### PROBLEM DETAILS
Leave out the pictures and retype only the lines from the opening line to the line that holds "ERM model for", both ends included.

### DATA LINES
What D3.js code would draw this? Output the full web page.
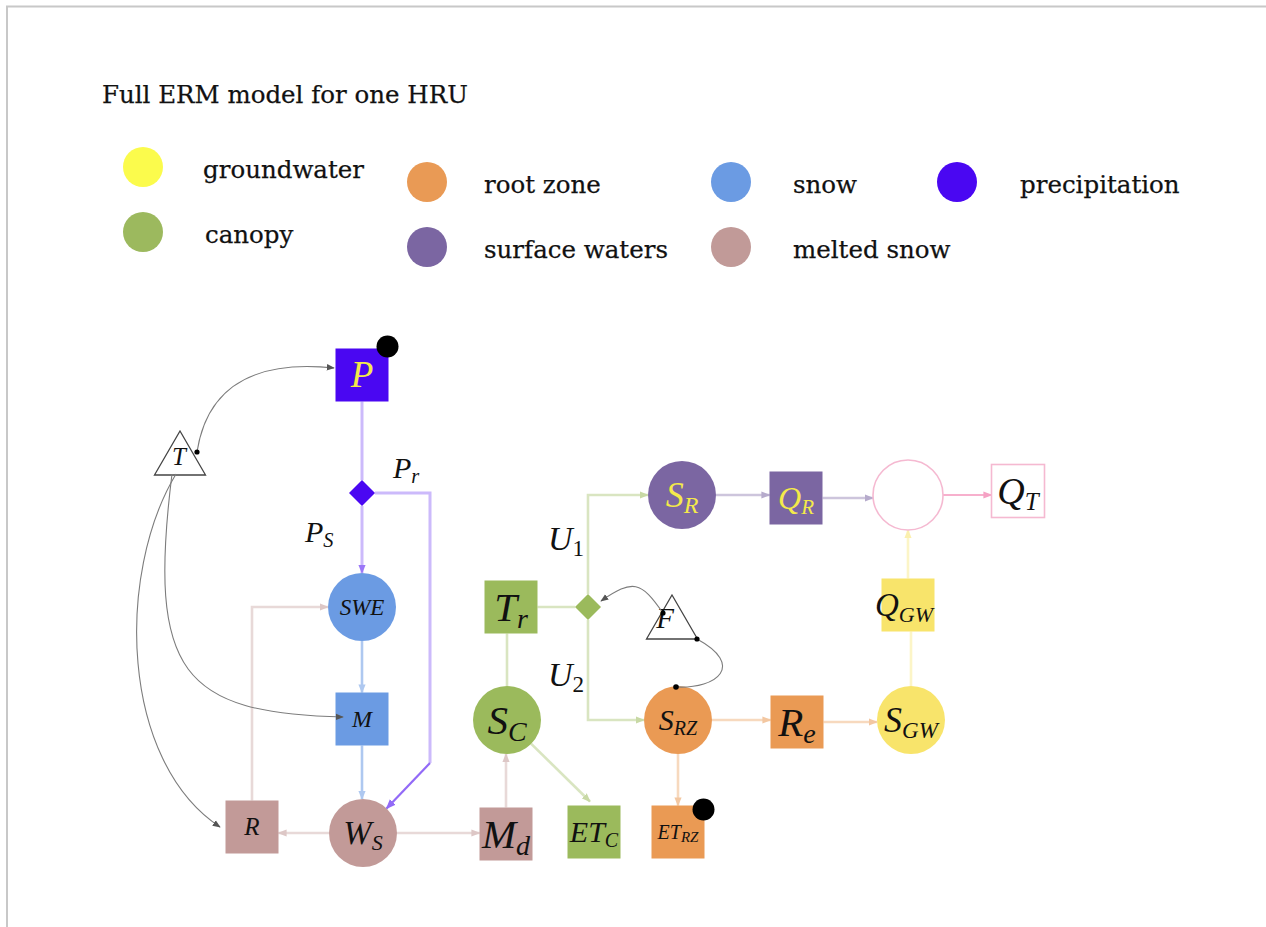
<!DOCTYPE html>
<html>
<head>
<meta charset="utf-8">
<script src="https://cdn.jsdelivr.net/npm/d3@7"></script>
<style>
  html, body { margin: 0; padding: 0; background: #fff; }
  svg { display: block; }
</style>
</head>
<body>
<div id="chart"></div>
<script>
// ---- data ----
const title = "Full ERM model for one HRU";

const legendLabels = ["groundwater", "canopy", "root zone", "surface waters", "snow", "melted snow", "precipitation"];
const legendColors = ["#fbfb4c", "#9cb95e", "#e99a55", "#7b66a2", "#6b9be3", "#c19a98", "#4a07f2"];

const nodeIds   = ["P", "D1", "SWE", "M", "WS", "R", "Md", "SC", "Tr", "ETC", "D2", "SR", "QR", "Sum", "QT", "SRZ", "Re", "SGW", "QGW", "ETRZ", "T", "F"];
const nodeMain  = ["P", "", "SWE", "M", "W", "R", "M", "S", "T", "ET", "", "S", "Q", "", "Q", "S", "R", "S", "Q", "ET", "T", "F"];
const nodeSub   = ["", "", "", "", "S", "", "d", "C", "r", "C", "", "R", "R", "", "T", "RZ", "e", "GW", "GW", "RZ", "", ""];
const nodeShape = ["square", "diamond", "circle", "square", "circle", "square", "square", "circle", "square", "square", "diamond",
                   "circle", "square", "ring", "box", "circle", "square", "circle", "square", "square", "triangle", "triangle"];
const nodeGroup = ["precipitation", "precipitation", "snow", "snow", "melted snow", "melted snow", "melted snow",
                   "canopy", "canopy", "canopy", "canopy", "surface waters", "surface waters", "total", "total",
                   "root zone", "root zone", "groundwater", "groundwater", "root zone", "driver", "driver"];
const stateNodes = ["P", "ETRZ"];   // nodes flagged with a black dot

const edgeFrom  = ["P", "D1", "D1", "SWE", "M", "WS", "WS", "R", "Md", "SC", "SC", "Tr", "D2", "D2", "SR", "QR", "Sum", "SRZ", "Re", "SRZ", "SGW", "QGW"];
const edgeTo    = ["D1", "SWE", "WS", "M", "WS", "R", "Md", "SWE", "SC", "Tr", "ETC", "D2", "SR", "SRZ", "QR", "Sum", "QT", "Re", "SGW", "ETRZ", "QGW", "Sum"];
const edgeArrow = [false, true, true, true, true, true, true, true, true, false, true, false, true, true, true, true, true, true, true, true, false, true];
const edgeRoute = ["line", "line", "pr", "line", "line", "line", "line", "vh", "line", "line", "top", "line", "vh", "vh", "line", "line", "line", "line", "line", "line", "line", "line"];

const driverFrom = ["T", "T", "T", "F", "F"];
const driverTo   = ["P", "M", "R", "D2", "SRZ"];

const flowMain = ["P", "P", "U", "U"];
const flowSub  = ["r", "S", "1", "2"];

// ---- layout (diagram grid units) ----
const layout = {
  P: [26.2, 7.5], D1: [26.2, 19.3], SWE: [26.2, 30.7], M: [26.2, 41.9], WS: [26.3, 53.3],
  R: [15.2, 52.7], Md: [40.6, 53.4], SC: [40.7, 42.0], Tr: [41.1, 30.7], ETC: [49.4, 53.2],
  D2: [48.8, 30.7], SR: [58.2, 19.5], QR: [69.6, 19.8], Sum: [80.8, 19.5], QT: [91.8, 19.1],
  SRZ: [57.8, 42.0], Re: [69.7, 42.2], SGW: [81.1, 42.0], QGW: [80.8, 30.5], ETRZ: [57.8, 53.2],
  T: [8.0, 16.0], F: [57.2, 32.4]
};
const prBend = [33.0, 46.3];
const flowPos = [[29.3, 17.8], [20.5, 24.2], [44.8, 25.0], [44.8, 38.6]];

const legendCol = [14.3, 42.7, 73.1, 95.7];   // x of circle, in tens of px
const legendRow = [18.2, 24.7];
const legendCell = [[0, 0], [0, 1], [1, 0], [1, 1], [2, 0], [2, 1], [3, 0]];
const legendGap = [60, 57, 62, 63];

// ---- styles ----
const groupColor = {
  groundwater: "#f8e46b", canopy: "#9bba5c", "root zone": "#ea9a54", "surface waters": "#7b66a2",
  snow: "#6b9be3", "melted snow": "#c29a98", precipitation: "#4a07f2", total: "#f07aaa", driver: "#777"
};
const labelSize = {
  P: [37], SWE: [23], M: [24], WS: [34, 22], R: [25], Md: [41, 28], SC: [41, 28], Tr: [41, 28],
  ETC: [30, 20], SR: [36, 24], QR: [32, 21], QT: [38, 25], SRZ: [30, 20], Re: [41, 28],
  SGW: [36, 23], QGW: [33, 22], ETRZ: [20, 15], T: [25], F: [29]
};
const yellowLabels = ["P", "SR", "QR"];
const SQ = 53, RC = 34, RSUM = 35, DIA = 13;
const mathFont = "'Liberation Serif', 'Times New Roman', serif";
const textFont = "'DejaVu Serif', serif";

const W = 1266, H = 927;
const svg = d3.select("#chart").append("svg").attr("width", W).attr("height", H);
const defs = svg.append("defs");

// page frame (top and left edge)
svg.append("path")
  .attr("d", `M7,${H} V6.5 H${W}`)
  .attr("fill", "none")
  .attr("stroke", "#c8c8c8")
  .attr("stroke-width", 2);

svg.append("text")
  .attr("x", 102).attr("y", 103)
  .attr("font-family", textFont)
  .attr("font-size", 24.5)
  .attr("fill", "#111")
  .attr("stroke", "#111").attr("stroke-width", 0.25)
  .text(title);

// legend
const lx = d3.scaleLinear().domain([0, 10]).range([0, 100]);
legendLabels.forEach((label, i) => {
  const [c, r] = legendCell[i];
  const cx = lx(legendCol[c]);
  const cy = lx(legendRow[r]) - (c === 0 ? 15 : 0);
  svg.append("circle").attr("cx", cx).attr("cy", cy).attr("r", 20).attr("fill", legendColors[i]);
  svg.append("text")
    .attr("x", cx + legendGap[c] + (i === 1 ? 2 : 0)).attr("y", cy + 11)
    .attr("font-family", textFont)
    .attr("font-size", 24.5)
    .attr("fill", "#111")
    .attr("stroke", "#111").attr("stroke-width", 0.25)
    .text(label);
});

// ---- diagram ----
const x = d3.scaleLinear().domain([0, 100]).range([100, 1100]);
const y = d3.scaleLinear().domain([0, 60]).range([300, 900]);
const idx = id => nodeIds.indexOf(id);
const pos = id => ({ x: x(layout[id][0]), y: y(layout[id][1]) });
const shapeOf = id => nodeShape[idx(id)];
const light = (c, k) => d3.interpolateRgb(c, "#fff")(k);

function boundary(id, tx, ty) {
  const c = pos(id), s = shapeOf(id);
  const dx = tx - c.x, dy = ty - c.y;
  let t;
  if (s === "circle") t = RC / Math.hypot(dx, dy);
  else if (s === "ring") t = RSUM / Math.hypot(dx, dy);
  else if (s === "diamond") t = DIA / (Math.abs(dx) + Math.abs(dy));
  else t = (SQ / 2) / Math.max(Math.abs(dx), Math.abs(dy));
  return { x: c.x + dx * t, y: c.y + dy * t };
}

let markerCount = 0;
function marker(color, size) {
  const id = "arr" + (markerCount++);
  defs.append("marker")
    .attr("id", id)
    .attr("viewBox", "0 -5 10 10")
    .attr("refX", 9).attr("refY", 0)
    .attr("markerWidth", size).attr("markerHeight", size)
    .attr("markerUnits", "userSpaceOnUse")
    .attr("orient", "auto")
    .append("path")
    .attr("d", "M0,-4L10,0L0,4Z")
    .attr("fill", color);
  return `url(#${id})`;
}

const edgeLayer = svg.append("g");
edgeFrom.forEach((from, i) => {
  const to = edgeTo[i];
  const group = nodeGroup[idx(from)];
  const base = groupColor[group];
  const mix = group === "precipitation" ? 0.72 : (group === "snow" ? 0.45 : 0.62);
  const stroke = from === "Sum" ? "#f7b0cd" : light(base, mix);
  const width = group === "precipitation" ? 3 : (from === "Sum" ? 1.8 : 2.6);
  const a = pos(from), b = pos(to);
  const p = d3.path();
  let tail = null;
  if (edgeRoute[i] === "vh") {
    const up = b.y < a.y;
    const s = boundary(from, a.x, up ? a.y - 100 : a.y + 100);
    const e = boundary(to, b.x - 100, b.y);
    p.moveTo(s.x, s.y); p.lineTo(s.x, b.y); p.lineTo(e.x, e.y);
  } else if (edgeRoute[i] === "pr") {
    const s = boundary(from, a.x + 100, a.y);
    const bx = x(prBend[0]), by = y(prBend[1]);
    const e = boundary(to, bx, by);
    p.moveTo(s.x, s.y); p.lineTo(bx, s.y); p.lineTo(bx, by);
    tail = { x1: bx, y1: by, x2: e.x, y2: e.y };
  } else if (edgeRoute[i] === "top") {
    const tx = b.x, ty = b.y - SQ / 2;
    const s = boundary(from, tx, ty);
    p.moveTo(s.x, s.y); p.lineTo(tx - 4, ty - 4);
  } else {
    let tx = b.x, ty = b.y;
    if (Math.abs(b.y - a.y) < 8) ty = a.y;
    if (Math.abs(b.x - a.x) < 8) tx = a.x;
    const s = boundary(from, tx, ty);
    let e = boundary(to, a.x, a.y);
    if (ty === a.y) e = { x: e.x, y: a.y };
    if (tx === a.x) e = { x: a.x, y: e.y };
    if (shapeOf(to) === "box") e = { x: b.x - SQ / 2, y: a.y };
    p.moveTo(s.x, s.y); p.lineTo(e.x, e.y);
  }
  const path = edgeLayer.append("path")
    .attr("d", p.toString())
    .attr("fill", "none")
    .attr("stroke", stroke)
    .attr("stroke-width", width)
    .attr("stroke-linejoin", "miter");
  if (tail) {
    const dark = light(base, 0.4);
    edgeLayer.append("line")
      .attr("x1", tail.x1).attr("y1", tail.y1).attr("x2", tail.x2).attr("y2", tail.y2)
      .attr("stroke", dark).attr("stroke-width", 2.2)
      .attr("marker-end", marker(dark, 10));
  } else if (edgeArrow[i]) {
    path.attr("marker-end", marker(light(base, from === "Sum" ? 0.3 : 0.45), 9));
  }
});

// nodes
const nodeLayer = svg.append("g");
nodeIds.forEach((id, i) => {
  const c = pos(id), s = nodeShape[i];
  const fill = groupColor[nodeGroup[i]];
  if (s === "square") {
    nodeLayer.append("rect").attr("x", c.x - SQ / 2).attr("y", c.y - SQ / 2)
      .attr("width", SQ).attr("height", SQ).attr("fill", fill);
  } else if (s === "box") {
    nodeLayer.append("rect").attr("x", c.x - SQ / 2).attr("y", c.y - SQ / 2)
      .attr("width", SQ).attr("height", SQ).attr("fill", "#fff")
      .attr("stroke", "#f5b9d1").attr("stroke-width", 1.6);
  } else if (s === "circle") {
    nodeLayer.append("circle").attr("cx", c.x).attr("cy", c.y).attr("r", RC).attr("fill", fill);
  } else if (s === "ring") {
    nodeLayer.append("circle").attr("cx", c.x).attr("cy", c.y).attr("r", RSUM)
      .attr("fill", "#fff").attr("stroke", "#f5b9d1").attr("stroke-width", 1.6);
  } else if (s === "diamond") {
    nodeLayer.append("path")
      .attr("d", `M${c.x},${c.y - DIA}L${c.x + DIA},${c.y}L${c.x},${c.y + DIA}L${c.x - DIA},${c.y}Z`)
      .attr("fill", fill);
  } else if (s === "triangle") {
    nodeLayer.append("path")
      .attr("d", `M${c.x},${c.y - 29}L${c.x + 25.5},${c.y + 15}L${c.x - 25.5},${c.y + 15}Z`)
      .attr("fill", "none").attr("stroke", "#444").attr("stroke-width", 1.3);
  }
});

// node labels
function mathLabel(main, sub, size, subSize, color, cx, baseline) {
  const t = nodeLayer.append("text")
    .attr("x", cx).attr("y", baseline)
    .attr("text-anchor", "middle")
    .attr("font-family", mathFont)
    .attr("font-style", "italic")
    .attr("fill", color);
  t.append("tspan").attr("font-size", size).text(main);
  if (sub) {
    t.append("tspan")
      .attr("font-size", subSize)
      .attr("dy", size * 0.17)
      .attr("font-style", /\d/.test(sub) ? "normal" : "italic")
      .text(sub);
  }
  return t;
}

nodeIds.forEach((id, i) => {
  if (!nodeMain[i]) return;
  const c = pos(id);
  const [size, subSize] = labelSize[id];
  const color = yellowLabels.includes(id) ? "#f4ea4a" : "#111";
  const dx = id === "F" ? -7 : (id === "T" ? -1 : (id === "QGW" ? -4 : 0));
  const dy = id === "F" ? -6 : (id === "T" ? -3 : 0);
  mathLabel(nodeMain[i], nodeSub[i], size, subSize, color, c.x + dx, c.y + dy + size * 0.33);
});

// black state dots
stateNodes.forEach(id => {
  const c = pos(id);
  nodeLayer.append("circle")
    .attr("cx", c.x + SQ / 2 - 1).attr("cy", c.y - SQ / 2 + (id === "P" ? -2 : 4))
    .attr("r", 11).attr("fill", "#000");
});

// driver curves (temperature T and F)
const curveGeom = {
  "T-P":   { s: [17, -8],  e: [-28, -7], c1: [8, -52],   c2: [-95, -10] },
  "T-M":   { s: [-8, 14],  e: [-19, -2], c1: [-25, 200], c2: [-160, -4] },
  "T-R":   { s: [-4, 14],  e: [-32, 0],  c1: [-60, 100], c2: [-100, -66] },
  "F-D2":  { s: [-9, -11], e: [13, -6],  c1: [-22, -32], c2: [32, -22] },
  "F-SRZ": { s: [25, 15],  e: [-2, -RC + 1], c1: [48, 26], c2: [42, 2] }
};
const gray = "#7c7c7c";
const grayArrow = marker("#555", 8);
driverFrom.forEach((from, i) => {
  const to = driverTo[i];
  const g = curveGeom[from + "-" + to];
  const a = pos(from), b = pos(to);
  const s = { x: a.x + g.s[0], y: a.y + g.s[1] };
  const e = { x: b.x + g.e[0], y: b.y + g.e[1] };
  const p = d3.path();
  p.moveTo(s.x, s.y);
  p.bezierCurveTo(s.x + g.c1[0], s.y + g.c1[1], e.x + g.c2[0], e.y + g.c2[1], e.x, e.y);
  const path = svg.append("path")
    .attr("d", p.toString())
    .attr("fill", "none")
    .attr("stroke", gray)
    .attr("stroke-width", 1.1);
  if (to === "SRZ") {
    svg.append("circle").attr("cx", e.x).attr("cy", e.y).attr("r", 2.8).attr("fill", "#000");
  } else {
    path.attr("marker-end", grayArrow);
  }
  if (from === "F" || i === 0) {
    svg.append("circle").attr("cx", s.x).attr("cy", s.y).attr("r", 2.6).attr("fill", "#000");
  }
});

// flow labels
flowMain.forEach((m, i) => {
  const px = x(flowPos[i][0]), py = y(flowPos[i][1]);
  const size = m === "U" ? 34 : 30;
  const t = svg.append("text")
    .attr("x", px).attr("y", py)
    .attr("font-family", mathFont)
    .attr("font-style", "italic")
    .attr("fill", "#111");
  t.append("tspan").attr("font-size", size).text(m);
  t.append("tspan")
    .attr("font-size", size * 0.68)
    .attr("dy", size * 0.17)
    .attr("font-style", /\d/.test(flowSub[i]) ? "normal" : "italic")
    .text(flowSub[i]);
});
</script>
</body>
</html>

### OUTPUT FOR THIS TASK
What D3.js code would draw this? Output the full web page.
<!DOCTYPE html>
<html>
<head>
<meta charset="utf-8">
<script src="https://cdn.jsdelivr.net/npm/d3@7"></script>
<style>
  html, body { margin: 0; padding: 0; background: #fff; }
  svg { display: block; }
</style>
</head>
<body>
<div id="chart"></div>
<script>
// ---- data ----
const title = "Full ERM model for one HRU";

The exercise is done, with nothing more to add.